The Government is launching an urgent immunisation programme to fight an outbreak of meningococcal disease in Northland, which has had the highest number of cases and deaths of the new MenW strain.
But questions are being raised about why a response has taken so long, given that a Northland DHB microbiologist had been warning the Northland DHB in May this year.
The Ministry of Health received advice on November 8 that there was an outbreak in Northland, where three of the six nationwide MenW deaths took place this year, including a 7-year-old girl and a teenage boy.
The number of MenW cases jumped from five in 2016 to 29 this year, including seven in Northland.
The vaccination programme will start on December 5 in selected high schools and community centres across Northland. It will target people aged 9 months to four years (inclusive), and those aged 13 to 19 years (inclusive).
They will not have to pay for the vaccine, but to be eligible they will have to be a Northland resident.
Pharmac has sourced 20,000 doses of vaccine that cover four types of meningococcal disease - A, C, W and Y. The cost is commercially sensitive, but it costs $700,000 to roll out the vaccination programme.
Director-General of Health Ashley Bloomfield said people had died from MenW as young as 11 months and as old as 61 years, but teenagers were the highest carriers of the disease, and under 5s were at the highest risk.
"The best way to protect all age groups is stop the carriage of the bacterium," Bloomfield said.
"If we get advice that we need to roll it out further, we will be looking closely at that advice."
He said people could not be compelled to be immunised but he hoped that 80 per cent of people in the target groups would be vaccinated, which would stop it being carried.
Northland was advised on November 6 about the possibility of an outbreak, and a technical advisory group reported two days later that there was in fact an outbreak.
But in May, Northland DHB clinical microbiologist David Hammer circulated a letter to DHB staff warning of a "significant rise" in MenW cases.
In his memo, Hammer suspected there would be a "whole lot more" cases over the winter as the disease spread "rapidly though areas where younger people congregate, such as schools, hostels, army barracks and university campuses".
National's health spokesman Michael Woodhouse welcomed the vaccination programme, but said lives had been put at risk because the response had taken too long.
"The Government needs to reassure New Zealanders that public will be made aware of any future outbreaks sooner and that they will be handled more appropriately."
Bloomfield defended the time it took to respond, saying the outbreak was only confirmed on November 8, and it then took time to secure the doses - as both Australia and the US were dealing with outbreaks - and develop the programme.
Pharmac was keeping a close eye on further sources of the vaccine in case more are needed, he added.

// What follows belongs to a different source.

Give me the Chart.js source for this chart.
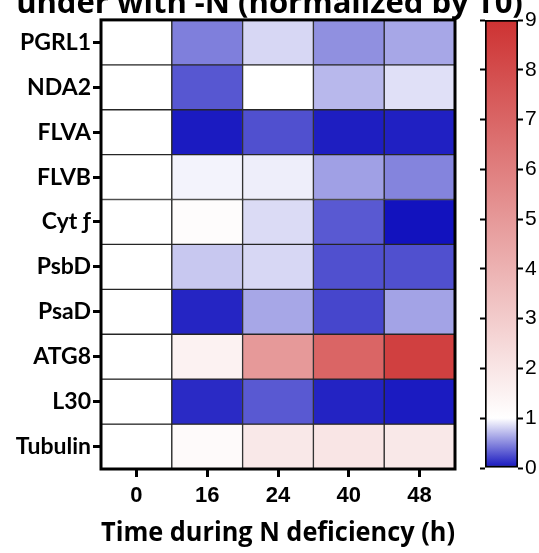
<!DOCTYPE html>
<html>
<head>
<meta charset="utf-8">
<script src="https://cdn.jsdelivr.net/npm/chart.js@4.4.1/dist/chart.umd.min.js"></script>
<style>
  body { margin: 0; background: #fff; overflow: hidden; width: 539px; height: 553px; }
  #main { position: absolute; left: 0; top: -40px; width: 539px; height: 593px; }
  #bar { position: absolute; left: 470px; top: 0; width: 69px; height: 553px; }
</style>
</head>
<body>
<div id="main"><canvas id="heatChart"></canvas></div>
<div id="bar"><canvas id="scaleChart"></canvas></div>
<script>
// rows and columns of the heatmap
const genes = ['PGRL1', 'NDA2', 'FLVA', 'FLVB', 'Cyt \u0192', 'PsbD', 'PsaD', 'ATG8', 'L30', 'Tubulin'];
const times = ['0', '16', '24', '40', '48'];

// fold change vs T0, one array per time point (same order as genes)
const t0  = [1, 1, 1, 1, 1, 1, 1, 1, 1, 1];
const t16 = [0.46, 0.29, 0.04, 0.95, 1.1, 0.77, 0.08, 1.5, 0.1, 1.2];
const t24 = [0.83, 1.0, 0.26, 0.93, 0.85, 0.83, 0.63, 5.0, 0.3, 1.9];
const t40 = [0.53, 0.7, 0.05, 0.6, 0.3, 0.26, 0.22, 7.0, 0.07, 2.0];
const t48 = [0.63, 0.87, 0.06, 0.48, 0.0, 0.26, 0.61, 8.45, 0.04, 1.9];
const columns = [t0, t16, t24, t40, t48];

// colour scale
const scaleTicks = [0, 1, 2, 3, 4, 5, 6, 7, 8, 9];
const stopValues = [0, 1, 9];
const stopColors = [[18, 18, 190], [255, 255, 255], [205, 50, 50]];

const labelFont = "Lato, 'Open Sans', sans-serif";
const digitFont = "'Liberation Sans', Arial, sans-serif";

function rgb(c) {
    return 'rgb(' + c.map(Math.round).join(',') + ')';
}

function colorFor(v) {
    for (var k = 0; k < stopValues.length - 1; k++) {
        if (v <= stopValues[k + 1] || k === stopValues.length - 2) {
            var f = (v - stopValues[k]) / (stopValues[k + 1] - stopValues[k]);
            f = Math.max(0, Math.min(1, f));
            const a = stopColors[k], b = stopColors[k + 1];
            return rgb([0, 1, 2].map(i => a[i] + (b[i] - a[i]) * f));
        }
    }
}

const heatData = {
    labels: times,
    datasets: genes.map((g, i) => ({
        label: g,
        data: times.map(() => [i, i + 1]),
        backgroundColor: columns.map(col => colorFor(col[i])),
        borderColor: '#262626',
        borderWidth: 1,
        borderSkipped: false,
        barPercentage: 1,
        categoryPercentage: 1,
        grouped: false
    }))
};

const framePlugin = {
    id: 'frame',
    afterDatasetsDraw(chart) {
        const a = chart.chartArea;
        const ctx = chart.ctx;
        ctx.save();
        ctx.lineWidth = 3;
        ctx.strokeStyle = '#000';
        ctx.strokeRect(a.left, a.top, a.right - a.left, a.bottom - a.top);
        ctx.restore();
    }
};

const heatChart = new Chart(document.getElementById('heatChart'), {
    type: 'bar',
    data: heatData,
    plugins: [framePlugin],
    options: {
        responsive: true,
        maintainAspectRatio: false,
        animation: false,
        layout: { padding: 0 },
        plugins: {
            legend: { display: false },
            tooltip: { enabled: false },
            title: {
                display: true,
                text: 'under with -N (normalized by T0)',
                color: '#000',
                font: { family: "'Open Sans', sans-serif", size: 31, weight: 'bold', lineHeight: 0.9 },
                padding: { top: 30, bottom: 2 }
            }
        },
        scales: {
            x: {
                type: 'category',
                offset: true,
                border: { display: false },
                grid: { offset: false, drawOnChartArea: false, drawTicks: true, tickLength: 8, tickWidth: 3, tickColor: '#000', lineWidth: 3 },
                ticks: { color: '#000', padding: 6, font: { family: digitFont, size: 22, weight: 'bold' } },
                title: {
                    display: true,
                    text: 'Time during N deficiency (h)',
                    color: '#000',
                    font: { family: "'Open Sans', sans-serif", size: 26, weight: 'bold' },
                    padding: { top: 0, bottom: 4 }
                },
                afterFit: s => { s.height = 84; }
            },
            y: {
                type: 'linear',
                min: 0,
                max: genes.length,
                reverse: true,
                border: { display: false },
                grid: { drawOnChartArea: false, drawTicks: true, tickLength: 8, tickWidth: 3, tickColor: '#000', lineWidth: 3 },
                afterBuildTicks: axis => { axis.ticks = genes.map((g, i) => ({ value: i + 0.5 })); },
                ticks: {
                    color: '#000',
                    padding: 2,
                    autoSkip: false,
                    font: { family: labelFont, size: 23, weight: 'bold' },
                    callback: (v, idx) => genes[idx]
                },
                afterFit: s => { s.width = 101; }
            },
            yr: {
                type: 'linear',
                position: 'right',
                display: true,
                ticks: { display: false },
                grid: { display: false },
                border: { display: false },
                afterFit: s => { s.width = 84; }
            }
        }
    }
});

// colour bar
const scaleChart = new Chart(document.getElementById('scaleChart'), {
    type: 'bar',
    data: {
        labels: [''],
        datasets: [{
            data: [[scaleTicks[0], scaleTicks[scaleTicks.length - 1]]],
            backgroundColor: ctx => {
                const chart = ctx.chart;
                if (!chart.chartArea) return '#fff';
                const ys = chart.scales.y;
                const lo = stopValues[0], hi = stopValues[stopValues.length - 1];
                const g = chart.ctx.createLinearGradient(0, ys.getPixelForValue(lo), 0, ys.getPixelForValue(hi));
                stopValues.forEach((v, k) => g.addColorStop((v - lo) / (hi - lo), rgb(stopColors[k])));
                return g;
            },
            borderColor: '#000',
            borderWidth: 2,
            borderSkipped: false,
            barPercentage: 1,
            categoryPercentage: 1
        }]
    },
    options: {
        responsive: true,
        maintainAspectRatio: false,
        animation: false,
        layout: { padding: { top: 20, bottom: 85, left: 0, right: 0 } },
        plugins: { legend: { display: false }, tooltip: { enabled: false } },
        scales: {
            x: { display: false },
            y: {
                type: 'linear',
                position: 'right',
                min: 0,
                max: 9,
                border: { display: false },
                grid: { drawOnChartArea: false, tickLength: 5, tickWidth: 2, tickColor: '#000' },
                ticks: { stepSize: 1, color: '#000', padding: 2, font: { family: digitFont, size: 21 } },
                afterFit: s => { s.width = 21; }
            },
            yl: {
                type: 'linear',
                position: 'left',
                min: 0,
                max: 9,
                border: { display: false },
                grid: { drawOnChartArea: false, tickLength: 5, tickWidth: 2, tickColor: '#000' },
                ticks: { stepSize: 1, display: false },
                afterFit: s => { s.width = 15; }
            }
        }
    }
});
</script>
</body>
</html>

MenW was carried in the throat and spread by close contact, and Bloomfield said people in Northland were exposed to conditions to made them more susceptible to MenW, such as poverty, overcrowding, and close-quarter living.
There have been 10 deaths since January due to meningococcal disease, six of them from MenW.
They have included Whangarei seven-year-old Alexis Albert, whose grieving mother pleaded for a nationwide vaccination and awareness programme, and Kerikeri 16-year-old Dion Hodder, who died in Auckland City Hospital soon after becoming ill during a Motutapu Island youth camp.
Northland DHB chief executive Nick Chamberlain said it would be challenging to vaccinate 20,000 people before Christmas.
"We are hopeful that more vaccine will become available so we can vaccinate the entire population under 20 years, as we did in 2011 with the meningococcal C vaccination programme.
The location of the clinics will be confirmed as soon as possible, he said.
Meningococcal disease is a bacterial infection that causes meningitis - an infection of the membranes that covers the brain - and septicaemia, or blood poisoning.
While meningococcal B (MenB) has long been the dominant strain in New Zealand, causing two thirds of cases of the disease, there were growing concerns over the rise of MenW.
Medical experts say MenW can present differently to other strains, including severe respiratory tract infection such as pneumonia and, more so in adults, gastrointestinal symptoms.
Meningococcal bacteria are difficult to catch as they don't live for long outside of the body but are passed from one person to another through secretions from the nose or throat.
Within three to seven days after being exposed to the bacteria, meningococcal disease is typically first felt by the onset of a sudden high fever and is easily mistaken for other common flus and illnesses.